The project was designed to investigate what would happen in the power grid if the number of households that produce their own electricity with PV systems, storage and electric cars continues to increase in the future. The results show that the purchase and sale of electricity can reduce consumption peaks and avoid grid bottlenecks when there is an economic incentive. In other words, grid stability benefits from smart energy management.

The industrial partner for the research project, which was funded by the Bavarian Ministry of Economic Affairs, was German battery provider Sonnen. It equipped the seven test households in Bavaria with PV systems, batteries and electric cars with charging stations. The participants could then buy or sell the electricity via a central peer-to-peer trading platform. The individual trading orders were executed via “smart contracts,” which were processed via a blockchain run by German automation solutions specialist Moxa.

“The special requirements of a field experiment have confirmed the easy remote maintenance capability of our IoT platform.

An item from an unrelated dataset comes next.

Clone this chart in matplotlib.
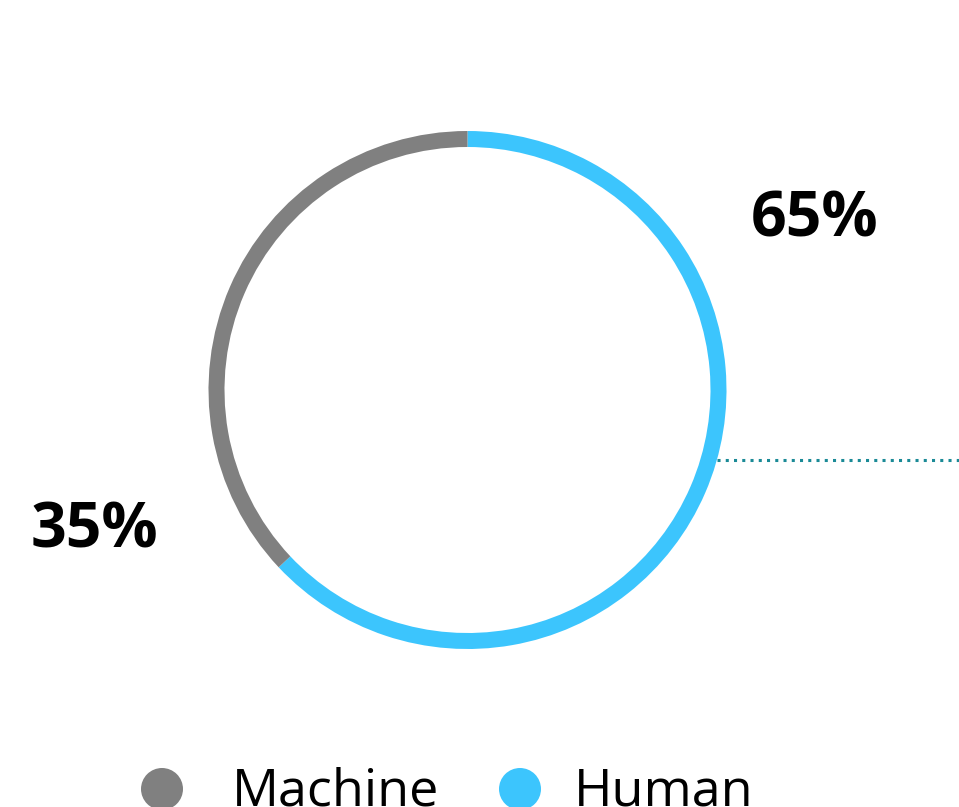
import matplotlib.pyplot as plt
from matplotlib.patches import Circle

# data (ring split as drawn, labels as printed)
labels = ['Human', 'Machine']
ring_values = [63, 37]
label_texts = ['65%', '35%']
colors = ['#3cc5fd', '#808080']
legend_order = ['Machine', 'Human']

plt.rcParams['font.family'] = ['Open Sans', 'DejaVu Sans']

W, H = 959, 807
fig = plt.figure(figsize=(W / 100, H / 100), dpi=100)
ax = fig.add_axes([0, 0, 1, 1])

# ring, drawn in pixel-like coordinates (y up)
cx, cy, r = 467.5, 417, 259
ax.pie(ring_values, colors=colors, startangle=90, counterclock=False,
       center=(cx, cy), radius=r,
       wedgeprops=dict(width=16, linewidth=0))

ax.set_xlim(0, W)
ax.set_ylim(0, H)
ax.set_aspect('equal')
ax.axis('off')

# dotted leader line from the ring to the right edge
ly = 347
lx = cx + (r ** 2 - (ly - cy) ** 2) ** 0.5
ax.plot([lx, W], [ly, ly], color='#1a8a96', lw=2.2,
        linestyle=(0, (1, 1.7)), solid_capstyle='butt')

# percentage labels
ax.text(815, 587, label_texts[0], fontsize=45, fontweight='bold',
        ha='center', va='center')
ax.text(94, 276, label_texts[1], fontsize=45, fontweight='bold',
        ha='center', va='center')

# legend at the bottom (partly cut off)
col = dict(zip(labels, colors))
for name, mx, tx in zip(legend_order, [162, 520], [232, 574]):
    ax.add_patch(Circle((mx, 18), 21, color=col[name], lw=0))
    ax.text(tx, 2, name, fontsize=37.5, ha='left', va='baseline')

fig.savefig('out.png', dpi=100)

Not a single change required an on-site visit from our experts,” said Martin Jenkner, project manager for Moxa Europe. “We were able to remotely manage any update we wanted to the gateway throughout the trial.”

The successful pilot test was also an important indicator for the involved network operators.

“More than 350,000 decentralized generation systems are already feeding into the regional power grid of Bayernwerk Netz GmbH. In addition to the increasing number of decentralized photovoltaic systems on the generator side, there are more and more heat pumps and electric cars on the consumer side,” said Stefan Bergermeier, a project manager for Bayernwerk Netz. “Together with a high level of simultaneous consumption and generation, this represents a major challenge for the local grid.”

The project showed that incentives-based, neighborhood electricity trading complemented the necessary grid expansion in a sensible manner.

“Peer-to-peer trade between households is not a dream of the future, but can be implemented today with the technical possibilities,” said Susan Käppeler, country manager for Sonnen DACH. “Both in terms of storage options and intelligent control. In order to make such solutions accessible to people, we need a digital energy infrastructure in which smart meters are the absolute basic requirement.”